Inégalité également à l’âge de la retraite, le salarié est exposé à une moindre légitimité lié à l’épuisement de son capital santé. Par rapport aux autres catégories socioprofessionnelles, non seulement l’arrêt du travail est plus difficile, mais il est plus compliqué d’en jouir, souvent à cause d’une santé se dégradant vite.

Sur le fond effectivement on peut parler des mêmes inégalités, la différence est dans les corps de métiers. Pour la police ou les ouvriers, il s’agit de professions masculines, à l’inverse du domaine du tertiaire donc la santé avec les infirmières et les aides-soignantes. Mais selon les statistiques, les femmes travaillent de plus en plus la nuit reflétant l’évolution sociologique.

Le principal intérêt de ces horaires est que la rémunération est plus élevée. Est-ce toujours rentable d'un point de vue financier de travailler de nuit ? Et d'un point de vue humain ?

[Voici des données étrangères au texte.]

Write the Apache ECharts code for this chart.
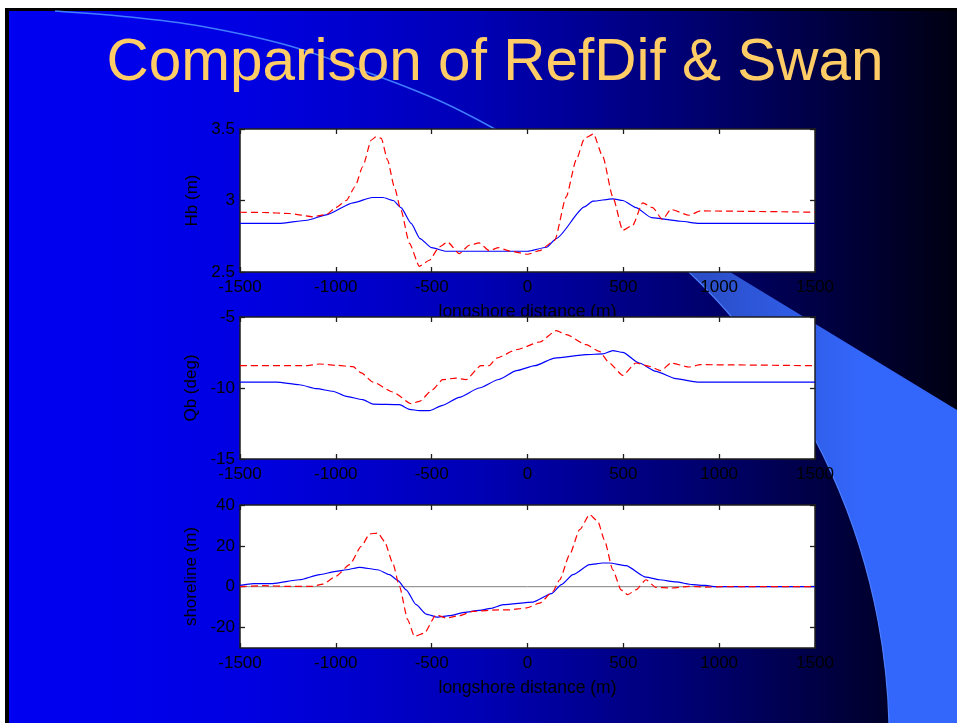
<!DOCTYPE html>
<html>
<head>
<meta charset="utf-8">
<script src="https://cdn.jsdelivr.net/npm/echarts@6/dist/echarts.min.js"></script>
<style>
html,body{margin:0;padding:0;background:#fff;}
#chart{width:957px;height:723px;}
</style>
</head>
<body>
<div id="chart"></div>
<script>
// ---- data ----
const titleText = 'Comparison of RefDif & Swan';
const xTicks = [-1500, -1000, -500, 0, 500, 1000, 1500];
const xLabel = 'longshore distance (m)';
const yNames = ['Hb (m)', 'Qb (deg)', 'shoreline (m)'];

// Hb (m)
const hbSwanX = [-1500, -1300, -1150, -1050, -910, -810, -755, -700, -660, -607, -561, -500, -425, 0, 100, 150, 297, 341, 445, 497, 566, 647, 799, 894, 1500];
const hbSwanY = [2.84, 2.84, 2.862, 2.90, 2.984, 3.021, 3.021, 3.0, 2.95, 2.84, 2.734, 2.67, 2.645, 2.645, 2.673, 2.734, 2.955, 2.995, 3.012, 3.0, 2.95, 2.88, 2.855, 2.84, 2.84];
const hbRefX = [-1500, -1380, -1240, -1120, -1050, -1000, -945, -900, -860, -815, -790, -763, -730, -695, -660, -616, -564, -512, -460, -417, -356, -304, -252, -200, -150, -92, 0, 64, 142, 202, 254, 297, 344, 393, 445, 497, 549, 601, 653, 704, 748, 843, 903, 1500];
const hbRefY = [2.918, 2.916, 2.909, 2.886, 2.902, 2.95, 3.0, 3.096, 3.236, 3.423, 3.446, 3.435, 3.283, 3.096, 2.932, 2.70, 2.54, 2.582, 2.675, 2.71, 2.628, 2.687, 2.703, 2.65, 2.67, 2.647, 2.624, 2.65, 2.722, 3.026, 3.283, 3.435, 3.465, 3.306, 3.026, 2.792, 2.827, 2.984, 2.95, 2.867, 2.937, 2.897, 2.927, 2.918];

// Qb (deg)
const qbSwanX = [-1500, -1310, -1190, -1100, -1015, -945, -860, -807, -668, -616, -564, -512, -443, -356, -252, -150, -57, 38, 142, 306, 393, 445, 497, 583, 670, 774, 886, 1500];
const qbSwanY = [-9.58, -9.58, -9.77, -10.05, -10.23, -10.59, -10.82, -11.13, -11.17, -11.5, -11.6, -11.6, -11.22, -10.66, -10.0, -9.4, -8.78, -8.43, -7.89, -7.65, -7.6, -7.37, -7.49, -8.24, -8.83, -9.34, -9.58, -9.58];
const qbRefX = [-1500, -1150, -1085, -1000, -910, -867, -807, -703, -607, -564, -495, -443, -373, -321, -243, -200, -161, -57, 64, 150, 202, 306, 375, 427, 497, 566, 635, 696, 748, 843, 903, 1500];
const qbRefY = [-8.43, -8.43, -8.31, -8.40, -8.5, -8.94, -9.58, -10.28, -11.1, -10.94, -10.12, -9.41, -9.3, -9.41, -8.43, -8.43, -7.89, -7.3, -6.76, -5.96, -6.24, -6.95, -7.42, -8.24, -9.11, -8.24, -8.47, -8.78, -8.24, -8.52, -8.36, -8.43];

// shoreline (m)
const shSwanX = [-1500, -1430, -1330, -1190, -1085, -1000, -945, -876, -781, -720, -677, -633, -581, -529, -469, -408, -330, -252, -190, -126, 29, 125, 177, 237, 324, 393, 427, 514, 618, 687, 774, 860, 929, 981, 1500];
const shSwanY = [0.65, 1.5, 1.5, 3.4, 5.9, 7.5, 8.3, 9.5, 8.3, 5.9, 3.1, -1.5, -8.8, -13.4, -14.9, -14.2, -12.6, -11.6, -10.6, -8.8, -7.5, -3.4, 1.0, 5.9, 10.8, 11.6, 11.6, 10.3, 4.7, 3.4, 2.4, 1.0, 0.65, 0, 0];
const shRefX = [-1500, -1380, -1260, -1120, -1067, -1000, -928, -867, -824, -781, -746, -703, -668, -625, -590, -538, -477, -425, -356, -287, -150, -92, -5, 64, 133, 168, 220, 272, 324, 367, 401, 445, 488, 523, 566, 618, 670, 748, 843, 929, 1016, 1500];
const shRefY = [0, 0.5, 0.2, 0.2, 1.3, 5.1, 10.8, 19.8, 25.8, 26.3, 22.2, 11.6, 0.2, -16.2, -24.3, -22.7, -13.7, -15.3, -14.2, -12.1, -11.3, -11.3, -10.4, -8.0, -2.3, 3.4, 15.7, 27.9, 35.3, 32.0, 23.0, 8.3, -1.5, -3.9, -1.5, 3.4, -0.3, -0.65, 0.2, -0.2, 0, 0];

const yRanges = [[2.5, 3.5], [-15, -5], [-30, 40]];
const yTickSets = [[2.5, 3, 3.5], [-15, -10, -5], [-20, 0, 20, 40]];
const zeroLineX = [-1500, 1500];
const zeroLineY = [0, 0];

// ---- chart ----
function pairs(xs, ys) { return xs.map((x, i) => [x, ys[i]]); }
const FONT = '"Liberation Sans", Arial, sans-serif';
const frameColor = '#1e1e1e';
const gridTops = [129, 317, 505];
const gridHeights = [143, 142, 143];
const plain = v => String(v);

const grids = [], xAxes = [], yAxes = [];
for (let i = 0; i < 3; i++) {
  grids.push({left: 240, top: gridTops[i], width: 575, height: gridHeights[i], show: true,
    backgroundColor: '#ffffff', borderWidth: 0, z: 1 + 2 * i});
  const az = 2 + 2 * i;
  const tick = {show: true, inside: true, length: 5, lineStyle: {color: frameColor, width: 1.3}, customValues: xTicks};
  const line = {show: true, onZero: false, lineStyle: {color: frameColor, width: 1.5}};
  xAxes.push({type: 'value', gridIndex: i, position: 'bottom', min: -1500, max: 1500, interval: 500, z: az,
    axisLine: line, axisTick: tick,
    axisLabel: {show: true, margin: 7, color: '#000', fontSize: 17, fontFamily: FONT, customValues: xTicks, formatter: plain},
    splitLine: {show: false},
    name: (i === 1) ? '' : xLabel, nameLocation: 'middle', nameGap: 31,
    nameTextStyle: {color: '#000', fontSize: 17.5, fontFamily: FONT}});
  xAxes.push({type: 'value', gridIndex: i, position: 'top', min: -1500, max: 1500, interval: 500, z: az,
    axisLine: line, axisTick: tick, axisLabel: {show: false}, splitLine: {show: false}});
  const ytick = {show: true, inside: true, length: 5, lineStyle: {color: frameColor, width: 1.3}, customValues: yTickSets[i]};
  yAxes.push({type: 'value', gridIndex: i, position: 'left', min: yRanges[i][0], max: yRanges[i][1], z: az,
    axisLine: line, axisTick: ytick,
    axisLabel: {show: true, margin: 5, color: '#000', fontSize: 17, fontFamily: FONT, customValues: yTickSets[i], formatter: plain},
    splitLine: {show: false},
    name: yNames[i], nameLocation: 'middle', nameGap: 37,
    nameTextStyle: {color: '#000', fontSize: 17, fontFamily: FONT}});
  yAxes.push({type: 'value', gridIndex: i, position: 'right', min: yRanges[i][0], max: yRanges[i][1], z: az,
    axisLine: line, axisTick: ytick, axisLabel: {show: false}, splitLine: {show: false}});
}

function swan(i, data) {
  return {type: 'line', name: 'Swan', xAxisIndex: 2 * i, yAxisIndex: 2 * i, data: data, showSymbol: false, symbol: 'none',
    smooth: 0.2, smoothMonotone: 'x', z: 11, lineStyle: {color: '#0000ff', width: 1.2}, animation: false};
}
function ref(i, data) {
  return {type: 'line', name: 'RefDif', xAxisIndex: 2 * i, yAxisIndex: 2 * i, data: data, showSymbol: false, symbol: 'none',
    smooth: 0.2, smoothMonotone: 'x', z: 12, lineStyle: {color: '#ff0000', width: 1.2, type: [7, 4]}, animation: false};
}

const series = [
  swan(0, pairs(hbSwanX, hbSwanY)), ref(0, pairs(hbRefX, hbRefY)),
  swan(1, pairs(qbSwanX, qbSwanY)), ref(1, pairs(qbRefX, qbRefY)),
  {type: 'line', xAxisIndex: 4, yAxisIndex: 4, data: pairs(zeroLineX, zeroLineY), showSymbol: false, symbol: 'none',
    z: 10, lineStyle: {color: '#808080', width: 1}, animation: false},
  swan(2, pairs(shSwanX, shSwanY)), ref(2, pairs(shRefX, shRefY))
];

const G = echarts.graphic;
const bgStops = [
  {offset: 0, color: '#0000f2'}, {offset: 0.25, color: '#0000e2'}, {offset: 0.5, color: '#0000b4'},
  {offset: 0.75, color: '#000068'}, {offset: 1, color: '#000012'}];
const circ = {cx: 241.6, cy: 740.3, r: 647.6};
const graphics = [
  {type: 'rect', z: 0, z2: 0, shape: {x: 5, y: 8, width: 952, height: 715}, style: {fill: '#000'}, silent: true},
  {type: 'rect', z: 0, z2: 1, shape: {x: 9, y: 11, width: 948, height: 712}, silent: true,
    style: {fill: new G.LinearGradient(9, 0, 957, 0, bgStops, true)}},
  {type: 'polygon', z: 0, z2: 2, silent: true,
    shape: {points: [[600, 193], [957, 410], [957, 723], [600, 723]]},
    style: {fill: new G.LinearGradient(690, 0, 860, 0, [
      {offset: 0, color: '#2a4cc4'}, {offset: 1, color: '#3366fa'}], true)}},
  {type: 'circle', z: 0, z2: 3, silent: true, shape: circ,
    style: {fill: new G.LinearGradient(9, 0, 957, 0, bgStops, true)}},
  {type: 'arc', z: 0, z2: 4, silent: true,
    shape: {cx: circ.cx, cy: circ.cy, r: circ.r, startAngle: -0.9, endAngle: 0.05, clockwise: true},
    style: {stroke: '#4d7fff', lineWidth: 1.2, fill: null}},
  {type: 'rect', z: 0, z2: 5, shape: {x: 0, y: 0, width: 5, height: 723}, style: {fill: '#fff'}, silent: true},
  {type: 'rect', z: 0, z2: 5, shape: {x: 5, y: 8, width: 4, height: 715}, style: {fill: '#000'}, silent: true},
  {type: 'polyline', z: 0, z2: 6, silent: true,
    shape: {points: [[55, 11], [130, 17], [200, 26], [290, 46], [380, 77], [440, 101], [493, 128], [520, 145]], smooth: 0.3},
    style: {stroke: '#3f7cff', lineWidth: 1.5, fill: null}},
  {type: 'text', z: 0, z2: 7, silent: true,
    style: {text: titleText, x: 495, y: 64, align: 'center', verticalAlign: 'middle',
      font: '58.5px "Liberation Sans", Arial, sans-serif', fill: '#ffcc66'}}
];

const chart = echarts.init(document.getElementById('chart'), null, {renderer: 'canvas'});
chart.setOption({
  animation: false,
  backgroundColor: '#ffffff',
  graphic: {elements: graphics},
  grid: grids, xAxis: xAxes, yAxis: yAxes, series: series
});
</script>
</body>
</html>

Non, ça n’est pas rentable parce que c’est un calcul à court terme. Même si c’est un choix, ça ne compense pas le fait que votre capital santé s’amenuise.  Les travailleurs de nuit sont exposés à des pénibilités et des contraintes de vigilance qui les exposent à des accidents. Pour ce qui est de la rémunération tout dépend du secteur, dans le cas d’une clinique, la fonction rémunère mieux ses salariés que dans d'autres secteurs.